During the month of July and the early part of August, detachments of the Regiment were constantly engaged in scouting and pursuing small bands of rebels in East Tennessee, meeting them at Sevierville July 5th, Newport July 8th, Morristown August 5th, and at Greenville on the 4th.

On August 17, 1864, the Tenth was ordered to report for temporary duty to Brigadier General Gilliam, commanding the East Tennessee Expedition. Three companies, including Angus' Company F, were left at Knoxville.

On August 23, 1864, Private Angus was among seventy-two men sent out from Knoxville with Major Israel Smith, to scout in the direction of Strawberry Plains and ascertain the position of the Confederates. Smith ordered his advance guard to charge the first group of rebels they might encounter. They discovered a force about two miles from Flat Creek Bridge, Tennessee, where according to orders, they charged them in gallant style. Smith followed up with his command. The rebels proved to be the 8th Texas Cavalry, 400 strong. The Union men routed the rebels completely, capturing their commanding officer and forty others, and hotly pursuing them until they came to the Flat Creek Bridge, a long, high and narrow bridge. They continued the pursuit over the bridge where they found themselves confronted by Gen. William Hume's Division of cavalry, 2000 strong, scarcely 300 yards from the bridge, and drawn up in line of battle. Smith and his men managed to effect and escape, though the rebels chased them for seven miles. During this incident, Ira E. Angus was wounded by a rifle ball through the right wrist and a saber cut to the head.

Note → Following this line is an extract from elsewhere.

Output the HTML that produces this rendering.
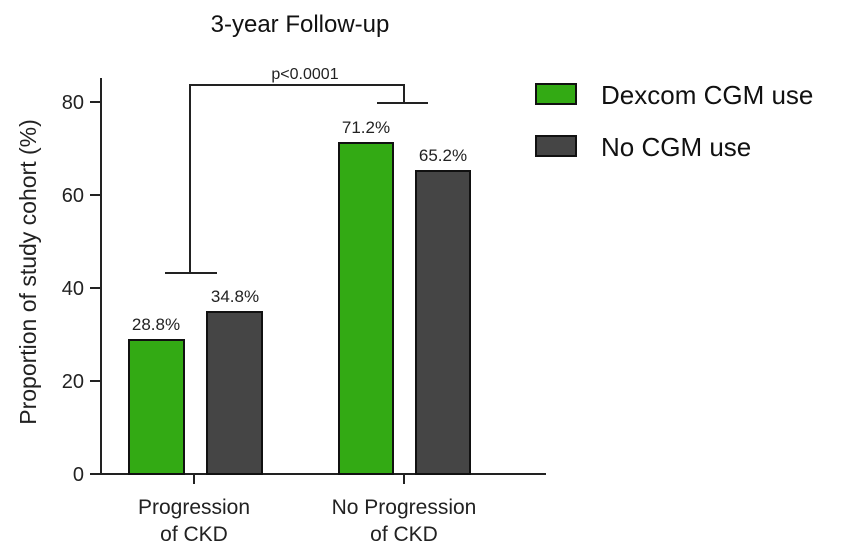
<!DOCTYPE html>
<html><head><style>body{margin:0;background:#fff}</style></head><body>
<svg width="860" height="551" xmlns="http://www.w3.org/2000/svg" font-family="Liberation Sans, Arial, sans-serif">
<rect width="860" height="551" fill="#fff"/>
<text x="300" y="32" font-size="24" text-anchor="middle" fill="#111">3-year Follow-up</text>
<g stroke="#222" stroke-width="2" fill="none">
<line x1="101" y1="78" x2="101" y2="475"/>
<line x1="100" y1="474" x2="546" y2="474"/>
<line x1="90" y1="474" x2="101" y2="474"/>
<line x1="90" y1="381" x2="101" y2="381"/>
<line x1="90" y1="288" x2="101" y2="288"/>
<line x1="90" y1="195" x2="101" y2="195"/>
<line x1="90" y1="102" x2="101" y2="102"/>
<line x1="194" y1="474" x2="194" y2="484"/>
<line x1="404" y1="474" x2="404" y2="484"/>
<polyline points="190,273 190,85 404,85 404,103"/>
<line x1="165" y1="273" x2="217" y2="273"/>
<line x1="377" y1="103" x2="428" y2="103"/>
</g>
<g font-size="20" fill="#222" text-anchor="end">
<text x="84" y="481">0</text><text x="84" y="388">20</text><text x="84" y="295">40</text><text x="84" y="202">60</text><text x="84" y="109">80</text>
</g>
<text transform="translate(36,272) rotate(-90)" font-size="23" text-anchor="middle" fill="#222">Proportion of study cohort (%)</text>
<g stroke="#111" stroke-width="2">
<rect x="129" y="340" width="55" height="134" fill="#33aa14"/>
<rect x="207" y="312" width="55" height="162" fill="#454545"/>
<rect x="339" y="143" width="54" height="331" fill="#33aa14"/>
<rect x="416" y="171" width="54" height="303" fill="#454545"/>
</g>
<g font-size="17" fill="#222" text-anchor="middle">
<text x="156" y="330">28.8%</text><text x="235" y="302">34.8%</text>
<text x="366" y="133">71.2%</text><text x="443" y="161">65.2%</text>
<text x="305" y="79" font-size="16">p&lt;0.0001</text>
</g>
<g font-size="21" fill="#222" text-anchor="middle">
<text x="194" y="514">Progression</text><text x="194" y="541">of CKD</text>
<text x="404" y="514">No Progression</text><text x="404" y="541">of CKD</text>
</g>
<rect x="536" y="84" width="40" height="20" fill="#33aa14" stroke="#111" stroke-width="2"/>
<rect x="536" y="136" width="40" height="20" fill="#454545" stroke="#111" stroke-width="2"/>
<g font-size="26" fill="#111">
<text x="601" y="104">Dexcom CGM use</text>
<text x="601" y="156">No CGM use</text>
</g>
</svg>
</body></html>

Ira E. Angus was promoted from Private to Farrier on October 1, 1864.

Early in 1865, Angus suffered with intermittent fever for three days (January 3-6), but was soon returned to full duty.

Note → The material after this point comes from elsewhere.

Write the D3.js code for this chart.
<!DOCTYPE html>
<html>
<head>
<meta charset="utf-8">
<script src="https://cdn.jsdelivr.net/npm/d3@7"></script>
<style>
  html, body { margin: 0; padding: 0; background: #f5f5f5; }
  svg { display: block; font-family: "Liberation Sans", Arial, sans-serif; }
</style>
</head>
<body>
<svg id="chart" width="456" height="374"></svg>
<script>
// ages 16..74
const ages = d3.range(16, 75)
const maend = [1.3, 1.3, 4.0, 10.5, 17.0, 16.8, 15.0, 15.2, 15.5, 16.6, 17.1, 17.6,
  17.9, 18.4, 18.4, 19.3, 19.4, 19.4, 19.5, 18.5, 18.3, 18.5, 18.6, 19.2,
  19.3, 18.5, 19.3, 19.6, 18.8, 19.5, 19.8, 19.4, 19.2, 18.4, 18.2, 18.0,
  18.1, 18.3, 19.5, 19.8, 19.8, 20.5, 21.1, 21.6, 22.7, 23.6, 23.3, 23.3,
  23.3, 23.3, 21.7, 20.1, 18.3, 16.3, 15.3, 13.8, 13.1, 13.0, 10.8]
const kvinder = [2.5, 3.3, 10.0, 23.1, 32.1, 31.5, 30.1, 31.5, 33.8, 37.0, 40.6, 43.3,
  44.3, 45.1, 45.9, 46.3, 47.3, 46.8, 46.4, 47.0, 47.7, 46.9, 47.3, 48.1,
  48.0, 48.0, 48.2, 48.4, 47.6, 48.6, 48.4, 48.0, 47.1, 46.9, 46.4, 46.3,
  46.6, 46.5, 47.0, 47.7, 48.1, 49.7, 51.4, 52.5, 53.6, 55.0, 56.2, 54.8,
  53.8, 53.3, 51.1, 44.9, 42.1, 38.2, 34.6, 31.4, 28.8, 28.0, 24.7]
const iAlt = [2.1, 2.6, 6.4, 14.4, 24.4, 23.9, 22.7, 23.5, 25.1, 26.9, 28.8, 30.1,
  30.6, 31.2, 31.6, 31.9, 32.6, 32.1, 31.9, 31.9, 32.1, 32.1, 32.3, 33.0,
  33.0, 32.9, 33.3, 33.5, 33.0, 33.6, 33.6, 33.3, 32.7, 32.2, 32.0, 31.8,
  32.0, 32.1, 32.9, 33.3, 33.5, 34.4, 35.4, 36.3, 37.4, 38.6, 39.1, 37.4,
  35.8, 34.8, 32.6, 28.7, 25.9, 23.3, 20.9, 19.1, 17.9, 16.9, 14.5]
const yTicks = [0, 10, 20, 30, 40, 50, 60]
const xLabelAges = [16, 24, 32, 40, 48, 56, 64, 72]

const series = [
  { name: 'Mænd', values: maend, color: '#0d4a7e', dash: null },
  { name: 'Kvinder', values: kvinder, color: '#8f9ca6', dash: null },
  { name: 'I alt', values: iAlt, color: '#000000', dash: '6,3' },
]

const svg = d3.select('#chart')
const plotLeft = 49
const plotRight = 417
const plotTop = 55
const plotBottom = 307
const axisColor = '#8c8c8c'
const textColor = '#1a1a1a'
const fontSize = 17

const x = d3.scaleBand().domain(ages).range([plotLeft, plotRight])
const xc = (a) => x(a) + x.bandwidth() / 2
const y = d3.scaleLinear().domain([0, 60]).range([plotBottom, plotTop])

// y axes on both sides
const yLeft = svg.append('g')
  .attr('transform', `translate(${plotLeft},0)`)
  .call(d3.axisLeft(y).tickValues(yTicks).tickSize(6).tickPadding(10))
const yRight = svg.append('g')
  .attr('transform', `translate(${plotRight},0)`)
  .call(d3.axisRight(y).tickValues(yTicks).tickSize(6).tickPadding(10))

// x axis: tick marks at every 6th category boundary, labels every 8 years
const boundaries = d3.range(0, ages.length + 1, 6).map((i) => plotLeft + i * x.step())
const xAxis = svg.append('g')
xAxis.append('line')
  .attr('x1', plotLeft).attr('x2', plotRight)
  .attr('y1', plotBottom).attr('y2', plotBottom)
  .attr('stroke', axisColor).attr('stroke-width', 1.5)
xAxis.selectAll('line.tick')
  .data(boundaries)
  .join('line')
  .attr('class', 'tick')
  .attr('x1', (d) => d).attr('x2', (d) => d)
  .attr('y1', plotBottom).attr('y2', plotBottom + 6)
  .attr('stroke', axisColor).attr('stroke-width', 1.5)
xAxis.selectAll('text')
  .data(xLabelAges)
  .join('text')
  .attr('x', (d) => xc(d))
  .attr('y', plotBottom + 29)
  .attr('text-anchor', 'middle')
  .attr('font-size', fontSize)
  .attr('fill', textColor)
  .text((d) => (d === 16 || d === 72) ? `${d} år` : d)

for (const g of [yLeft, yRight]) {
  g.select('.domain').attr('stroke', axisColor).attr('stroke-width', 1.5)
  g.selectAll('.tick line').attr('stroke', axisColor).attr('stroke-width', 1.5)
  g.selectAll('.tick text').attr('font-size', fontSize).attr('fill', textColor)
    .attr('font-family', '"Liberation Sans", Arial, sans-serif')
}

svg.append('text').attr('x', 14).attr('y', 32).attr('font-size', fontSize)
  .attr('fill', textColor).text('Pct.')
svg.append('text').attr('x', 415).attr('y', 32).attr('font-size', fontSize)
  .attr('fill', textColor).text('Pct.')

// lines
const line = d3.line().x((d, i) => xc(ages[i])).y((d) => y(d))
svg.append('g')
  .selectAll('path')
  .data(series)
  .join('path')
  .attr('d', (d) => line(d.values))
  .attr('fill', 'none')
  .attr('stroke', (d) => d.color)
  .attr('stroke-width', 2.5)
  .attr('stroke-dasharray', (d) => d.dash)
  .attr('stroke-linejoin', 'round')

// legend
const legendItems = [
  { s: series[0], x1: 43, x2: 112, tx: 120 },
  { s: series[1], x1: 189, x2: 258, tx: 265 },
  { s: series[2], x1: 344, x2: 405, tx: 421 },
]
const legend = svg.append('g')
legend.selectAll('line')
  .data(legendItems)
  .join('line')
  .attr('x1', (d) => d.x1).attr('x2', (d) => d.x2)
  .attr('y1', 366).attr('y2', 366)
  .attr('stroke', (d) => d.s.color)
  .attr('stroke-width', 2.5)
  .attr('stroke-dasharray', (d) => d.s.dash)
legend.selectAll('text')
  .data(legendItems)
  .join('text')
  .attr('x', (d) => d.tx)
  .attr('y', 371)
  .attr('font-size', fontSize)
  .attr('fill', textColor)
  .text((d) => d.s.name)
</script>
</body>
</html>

On March 16, 1865, Ira E. Angus was again wounded in the line of duty, this time by one of the soldiers in his own company. While in camp at Knoxville, Tennessee, Private Willard S. Hathorn accidentally shot Angus with a Spencer rifle. The ball entered his left arm between the elbow and shoulder, passed through the arm, entered the left side of his body, passed through the upper lobe of his left lung, and then exited near his backbone.

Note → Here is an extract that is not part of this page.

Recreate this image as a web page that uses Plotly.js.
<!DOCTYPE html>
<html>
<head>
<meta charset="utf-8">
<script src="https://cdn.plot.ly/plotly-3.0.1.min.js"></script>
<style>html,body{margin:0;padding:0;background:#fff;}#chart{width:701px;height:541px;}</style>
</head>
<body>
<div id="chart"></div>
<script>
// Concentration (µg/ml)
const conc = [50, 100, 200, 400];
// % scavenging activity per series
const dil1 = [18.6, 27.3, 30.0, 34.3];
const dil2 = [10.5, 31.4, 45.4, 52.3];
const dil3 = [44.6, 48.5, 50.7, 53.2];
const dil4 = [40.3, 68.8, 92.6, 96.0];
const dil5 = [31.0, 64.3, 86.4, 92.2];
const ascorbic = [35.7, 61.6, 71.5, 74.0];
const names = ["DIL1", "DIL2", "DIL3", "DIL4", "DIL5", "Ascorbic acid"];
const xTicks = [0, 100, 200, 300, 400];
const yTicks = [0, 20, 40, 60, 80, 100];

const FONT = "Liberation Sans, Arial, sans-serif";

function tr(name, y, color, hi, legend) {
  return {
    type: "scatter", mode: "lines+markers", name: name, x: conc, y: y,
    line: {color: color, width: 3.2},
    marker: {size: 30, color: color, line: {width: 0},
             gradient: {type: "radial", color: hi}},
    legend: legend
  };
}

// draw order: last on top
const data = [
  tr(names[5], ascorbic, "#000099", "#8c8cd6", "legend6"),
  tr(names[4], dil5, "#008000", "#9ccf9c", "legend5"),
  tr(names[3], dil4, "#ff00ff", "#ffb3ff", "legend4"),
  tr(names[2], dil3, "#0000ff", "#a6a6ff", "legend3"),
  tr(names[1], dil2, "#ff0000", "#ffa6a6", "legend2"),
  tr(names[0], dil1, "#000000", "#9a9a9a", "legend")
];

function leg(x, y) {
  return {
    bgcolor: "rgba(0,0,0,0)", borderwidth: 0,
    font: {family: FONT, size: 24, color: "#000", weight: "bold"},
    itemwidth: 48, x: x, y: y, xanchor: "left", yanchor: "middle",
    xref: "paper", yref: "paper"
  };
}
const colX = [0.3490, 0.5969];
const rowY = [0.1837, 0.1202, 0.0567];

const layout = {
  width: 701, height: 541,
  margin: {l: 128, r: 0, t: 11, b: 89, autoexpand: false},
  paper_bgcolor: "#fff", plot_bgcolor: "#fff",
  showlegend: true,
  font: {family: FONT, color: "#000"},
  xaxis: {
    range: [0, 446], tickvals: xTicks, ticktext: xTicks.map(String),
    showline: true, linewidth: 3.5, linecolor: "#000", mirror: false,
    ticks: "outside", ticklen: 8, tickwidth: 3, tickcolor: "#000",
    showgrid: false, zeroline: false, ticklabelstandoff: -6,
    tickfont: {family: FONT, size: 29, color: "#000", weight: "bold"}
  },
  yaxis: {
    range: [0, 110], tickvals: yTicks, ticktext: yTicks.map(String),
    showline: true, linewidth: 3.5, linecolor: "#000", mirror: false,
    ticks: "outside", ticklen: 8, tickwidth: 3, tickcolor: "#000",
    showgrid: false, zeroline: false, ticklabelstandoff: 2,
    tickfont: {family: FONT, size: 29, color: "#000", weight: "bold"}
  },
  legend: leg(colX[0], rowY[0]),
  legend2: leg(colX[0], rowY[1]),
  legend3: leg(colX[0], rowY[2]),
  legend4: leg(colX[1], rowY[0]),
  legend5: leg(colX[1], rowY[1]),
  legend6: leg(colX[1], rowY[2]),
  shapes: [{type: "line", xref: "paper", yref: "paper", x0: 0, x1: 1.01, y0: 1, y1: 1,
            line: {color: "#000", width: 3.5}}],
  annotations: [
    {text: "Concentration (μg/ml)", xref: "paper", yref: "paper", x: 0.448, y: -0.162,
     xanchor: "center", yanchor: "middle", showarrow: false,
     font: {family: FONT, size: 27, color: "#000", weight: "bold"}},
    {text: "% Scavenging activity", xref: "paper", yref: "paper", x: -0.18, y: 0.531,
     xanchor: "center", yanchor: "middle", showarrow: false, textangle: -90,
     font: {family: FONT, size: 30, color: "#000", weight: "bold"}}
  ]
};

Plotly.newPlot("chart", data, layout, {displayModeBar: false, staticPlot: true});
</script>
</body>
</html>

Angus was treated at the U.S. General Hospital at Knoxville. As one can imagine, this last wound was quite severe and rendered him unfit for further military duty. He was finally discharged due to disability on October 3, 1865 from Harper U.S. General Hospital at Detroit, Michigan.

After returning to Caledonia Township, Ira E. Angus bought 40 acres of wild land and cut the first trees in order to make room for a house. He added 140 acres to the farm and then deeded the land to his children, with the exception of 80 acres which he retained for himself.

In poilitics Mr. Angus was a Republican and was a member of the Henry F. Wallace Post No. 160, G.A.R. at Corunna, Michigan. He and his wife were members of the Methodist Episcopal church and became the parents of Tryphena (Angus) Foster and Cora (Angus) Sherrard. A third daughter, Golden Lee Angus, died in infancy.

Ira E. Angus received a government pension for the permanent disabilities he incurred while serving his country. He died on February 11, 1909 at the age of 65 and was buried at Pine Tree Cemetery, Corunna, Michigan.

His widow, Melinda (Young) Angus, survived her husband for over fifeteen years, passing away on July 27, 1924. She was laid to rest in Pine Tree Cemetery beside her husband of forty-five years.